With projects spanning two U.S. Army Corps of Engineers (USACE) division areas of responsibility and at least 16 fires, the team is tying numerical modeling to physically based processes in order to improve outcomes for the best-case scenario, the moderate-case scenario and the worst-case scenario.

“We’re essentially looking at what recovery looks like in Oregon versus recovery in Santa Barbara County versus recovery at Cochiti Lake in New Mexico,” said Floyd. “We are going to be looking at a comprehensive view to fully understand the effects following a fire and how we quantify that.”

The most important aspect of the team’s approach is determining the type of flood event.

“Are these events non-Newtonian, or is there a potential for them to be non-Newtonian?” said Floyd. “There is a dramatic difference in how non-Newtonian materials, like debris flows and post-fire, high-intensity flood events, behave versus clear water.

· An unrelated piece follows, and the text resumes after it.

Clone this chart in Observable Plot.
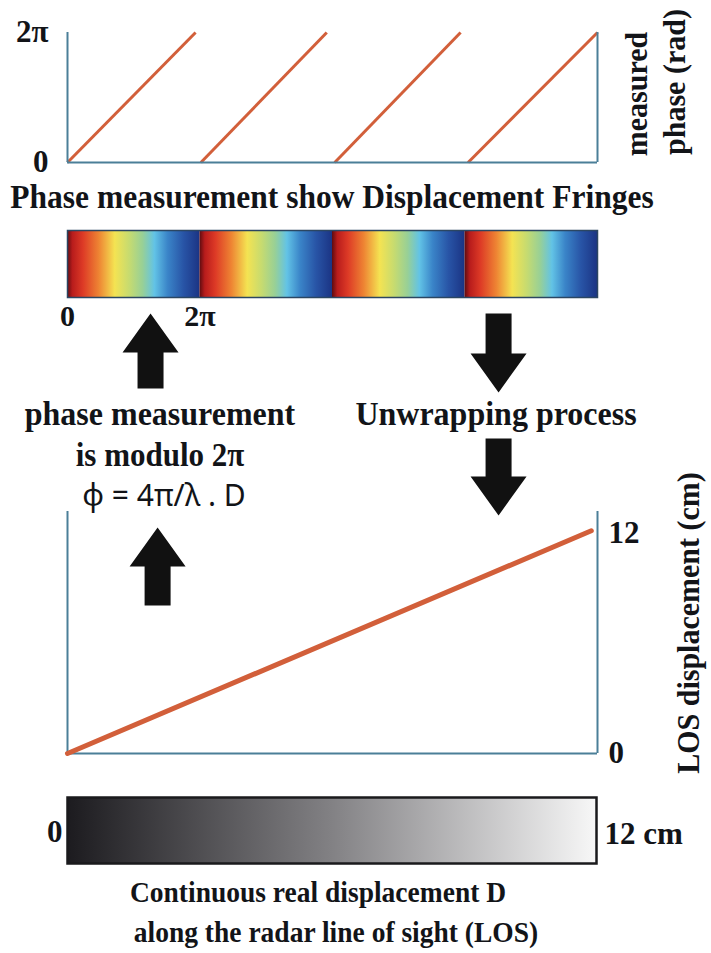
<!DOCTYPE html>
<html>
<head>
<meta charset="utf-8">
<script src="https://cdn.jsdelivr.net/npm/d3@7"></script>
<script src="https://cdn.jsdelivr.net/npm/@observablehq/plot@0.6"></script>
<style>
  html, body { margin: 0; padding: 0; background: #fff; }
  #root { position: relative; width: 711px; height: 953px; overflow: hidden; background: #fff; }
  .lbl { position: absolute; white-space: nowrap; line-height: 1; color: #121418;
         font-family: "Liberation Serif", "Times New Roman", serif; font-weight: bold; }
</style>
</head>
<body>
<svg width="0" height="0" style="position:absolute">
  <defs>
    <linearGradient id="jet" x1="0" x2="1" y1="0" y2="0">
      <stop offset="0" stop-color="#5e0c10"/>
      <stop offset="0.04" stop-color="#b81c1c"/>
      <stop offset="0.12" stop-color="#dd3a26"/>
      <stop offset="0.24" stop-color="#ee8433"/>
      <stop offset="0.36" stop-color="#f4e352"/>
      <stop offset="0.47" stop-color="#c6db70"/>
      <stop offset="0.57" stop-color="#98d096"/>
      <stop offset="0.66" stop-color="#62c3e6"/>
      <stop offset="0.76" stop-color="#3a84c8"/>
      <stop offset="0.88" stop-color="#2854a6"/>
      <stop offset="1" stop-color="#1b3484"/>
    </linearGradient>
    <linearGradient id="gray" x1="0" x2="1" y1="0" y2="0">
      <stop offset="0" stop-color="#1c1b1f"/>
      <stop offset="0.5" stop-color="#828184"/>
      <stop offset="1" stop-color="#f7f7f7"/>
    </linearGradient>
  </defs>
</svg>
<div id="root"></div>
<script>
// ---------------- data ----------------
// wrapped phase fringes (x in cm of LOS displacement)
const fringeStart = [0, 3.02, 6.05, 9.07];
const fringeEnd   = [2.9, 5.87, 8.9, 12];
const phaseRange  = [0, 2 * Math.PI];
const phaseTicks  = [0, 2 * Math.PI];
const phaseTickLabels = ["0", "2π"];
// colour-coded fringes (one colour cycle per 2π)
const cycleStart = [0, 3, 6, 9];
const cycleEnd   = [3, 6, 9, 12];
const cycleTicks = [0, 3];
const cycleTickLabels = ["0", "2π"];
// unwrapped LOS displacement
const losX = [0, 11.86];
const losY = [0, 12.15];
const losTicks = [0, 12];
const displacementRange = [0, 12];
const grayLabels = ["0", "12 cm"];

// ---------------- styles ----------------
const axisColor = "#4b7f98";
const lineColor = "#d25f3a";
const W = 711, ML = 67, MR = 114;
const root = document.getElementById("root");
const fontStyle = {fontFamily: "'Liberation Serif', serif", fontWeight: "bold", fontSize: "30px", color: "#121418", background: "transparent", overflow: "visible"};

function place(el, top) {
  el.style.position = "absolute";
  el.style.top = top + "px";
  el.style.left = "0px";
  root.appendChild(el);
}
function label(text, cx, cy, size, extra = {}) {
  const d = document.createElement("div");
  d.className = "lbl";
  d.textContent = text;
  d.style.left = cx + "px";
  d.style.top = cy + "px";
  d.style.fontSize = size + "px";
  d.style.transform = "translate(-50%,-50%)" + (extra.rotate ? " rotate(-90deg) scaleY(1.05)" : " scaleY(1.06)");
  if (extra.font) d.style.fontFamily = extra.font;
  if (extra.weight) d.style.fontWeight = extra.weight;
  root.appendChild(d);
}

// ---------------- top: wrapped phase ----------------
const fringes = fringeStart.map((s, i) => ({start: s, end: fringeEnd[i]}));
place(Plot.plot({
  width: W, height: 180, marginTop: 32, marginBottom: 18, marginLeft: ML, marginRight: MR,
  x: {domain: displacementRange, axis: null},
  y: {domain: phaseRange, axis: null},
  style: fontStyle,
  marks: [
    Plot.axisY(phaseTicks, {label: null, tickSize: 0, tickPadding: 19, fontSize: 31, tickFormat: d => phaseTickLabels[phaseTicks.indexOf(d)]}),
    Plot.link(fringes, {x1: "start", x2: "end", y1: phaseRange[0], y2: phaseRange[1], stroke: lineColor, strokeWidth: 3}),
    Plot.ruleX(displacementRange, {stroke: axisColor, strokeWidth: 2}),
    Plot.ruleY([0], {stroke: axisColor, strokeWidth: 2})
  ]
}), 0);

// ---------------- colour fringes ----------------
const cycles = cycleStart.map((s, i) => ({start: s, end: cycleEnd[i]}));
place(Plot.plot({
  width: W, height: 120, marginTop: 10, marginBottom: 43, marginLeft: ML, marginRight: MR,
  x: {domain: displacementRange, axis: null},
  y: {domain: [0, 1], axis: null},
  style: fontStyle,
  marks: [
    Plot.rect(cycles, {x1: "start", x2: "end", y1: 0, y2: 1, fill: "url(#jet)"}),
    Plot.frame({stroke: "#2b4662", strokeWidth: 1.5}),
    Plot.axisX(cycleTicks, {label: null, tickSize: 0, tickPadding: 7, fontSize: 30, tickFormat: d => cycleTickLabels[cycleTicks.indexOf(d)]})
  ]
}), 220);

// ---------------- bottom: unwrapped LOS displacement ----------------
const los = losX.map((x, i) => ({x, y: losY[i]}));
place(Plot.plot({
  width: W, height: 280, marginTop: 21, marginBottom: 17, marginLeft: ML, marginRight: MR,
  x: {domain: displacementRange, axis: null},
  y: {domain: [0, 13.2], axis: null},
  style: fontStyle,
  marks: [
    Plot.axisY(losTicks, {anchor: "right", label: null, tickSize: 0, tickPadding: 11, fontSize: 31}),
    Plot.ruleX(displacementRange, {stroke: axisColor, strokeWidth: 2}),
    Plot.ruleY([0], {stroke: axisColor, strokeWidth: 2}),
    Plot.line(los, {x: "x", y: "y", stroke: lineColor, strokeWidth: 5})
  ]
}), 490);

// ---------------- grey scale bar ----------------
place(Plot.plot({
  width: W, height: 80, marginTop: 7, marginBottom: 7, marginLeft: ML, marginRight: MR + 1,
  x: {domain: displacementRange, axis: null},
  y: {domain: [0, 1], axis: null},
  style: fontStyle,
  marks: [
    Plot.rect([displacementRange], {x1: d => d[0], x2: d => d[1], y1: 0, y2: 1, fill: "url(#gray)"}),
    Plot.frame({stroke: "#1a1a1c", strokeWidth: 2.5}),
    Plot.text([grayLabels[0]], {frameAnchor: "left", textAnchor: "end", dx: -5, dy: 2, fontSize: 31}),
    Plot.text([grayLabels[1]], {frameAnchor: "right", textAnchor: "start", dx: 8, dy: 4, fontSize: 31})
  ]
}), 790);

// ---------------- block arrows (annotations) ----------------
const fatArrow = {
  draw(context, l) {
    const sw = 13, hw = 28, hl = 39;
    context.moveTo(-sw, 0);
    context.lineTo(-sw, -(l - hl));
    context.lineTo(-hw, -(l - hl));
    context.lineTo(0, -l);
    context.lineTo(hw, -(l - hl));
    context.lineTo(sw, -(l - hl));
    context.lineTo(sw, 0);
    context.closePath();
  }
};
const arrowMark = (x, y, len, rot) =>
  Plot.vector([0], {x: () => x, y: () => y, length: len, rotate: rot, anchor: "start", shape: fatArrow, fill: "#111", stroke: "none"});
const overlay = Plot.plot({
  width: W, height: 953, marginTop: 0, marginBottom: 0, marginLeft: ML, marginRight: MR,
  x: {domain: displacementRange, axis: null},
  y: {domain: [953, 0], axis: null},
  style: {background: "transparent", overflow: "visible"},
  marks: [
    arrowMark(1.88, 388, 75, 0),
    arrowMark(9.76, 313, 79, 180),
    arrowMark(9.76, 438, 77, 180),
    arrowMark(2.04, 605, 78, 0)
  ]
});
overlay.style.pointerEvents = "none";
place(overlay, 0);

// ---------------- texts ----------------
label("measured", 636, 94, 30, {rotate: true});
label("phase (rad)", 674, 82, 30, {rotate: true});
label("Phase measurement show Displacement Fringes", 332, 197, 31.5);
label("phase measurement", 160, 413, 32);
label("Unwrapping process", 496, 413, 32);
label("is modulo 2π", 160, 455, 31);
label("ϕ = 4π/λ . D", 164, 494, 30, {font: "'Noto Sans', 'DejaVu Sans', sans-serif", weight: "normal"});
label("LOS displacement (cm)", 688, 623, 30, {rotate: true});
label("Continuous real displacement D", 318, 892, 27.5);
label("along the radar line of sight (LOS)", 336, 932, 27.5);
</script>
</body>
</html>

The non-Newtonian flood events act more like molasses or honey.”

The ERDC research team developed the capability to model the non-Newtonian physics, then linked that technology to current USACE numerical models used for predicting compound flooding with hurricanes.

“We are incredibly accurate at mapping those inundation footprints,” said Floyd. “It makes a surprising difference, even with the same inputs — not only in the inundation footprint, but the arrival times are different and the forcings are different. We found that’s the most important thing to consider — is it a debris flow or is it just a sediment-type flow? There is a dramatic difference in the model’s behavior and how that’s reflected in the real world.”

“We’re able do this within a manner of a couple weeks,” he said. “So the districts can start making decisions on operations, potential staging, or in some cases, they are looking at potential remediation.”

With so many stakeholders involved, the team is also working to develop standard operating procedures.

“The idea is that there will eventually be a standardized response across USACE that the districts can either look to or execute, based on their experience,” said Floyd. “We would like to field train the district regional technical specialists and subject-matter experts first, and then conduct more hands-on training with projects over the next couple of years.”

Future plans also include an ERDC center of excellence or expertise, enabling districts to reach back and ask questions or address specific needs.

“That’s the direction we are heading with our district partners,” said Floyd. “A lot of this is driven by the issues being very diverse in disciplines — you have to understand geology, geomorphology, hydrology, hydraulics, sediment and transport. By working with organizations like the U.S. Geological Survey and the U.S. Forest Service, we’re really trying to standardize not only what we’re doing in research, but the whole response.”

As wildfires continue to rage across the western part of the country, Floyd stressed that the devastating effects of them can be felt years later.

“It isn’t over once the fire is contained,” said Floyd. “Post-fire floods are a serious risk compounding an already stressful and uncertain time. As these communities come back home and try to rebuild, people need to be aware that there are elevated flood risks and sedimentation risks. We’re here to try to help alleviate some of that uncertainty and help them better understand quantifying those risks.”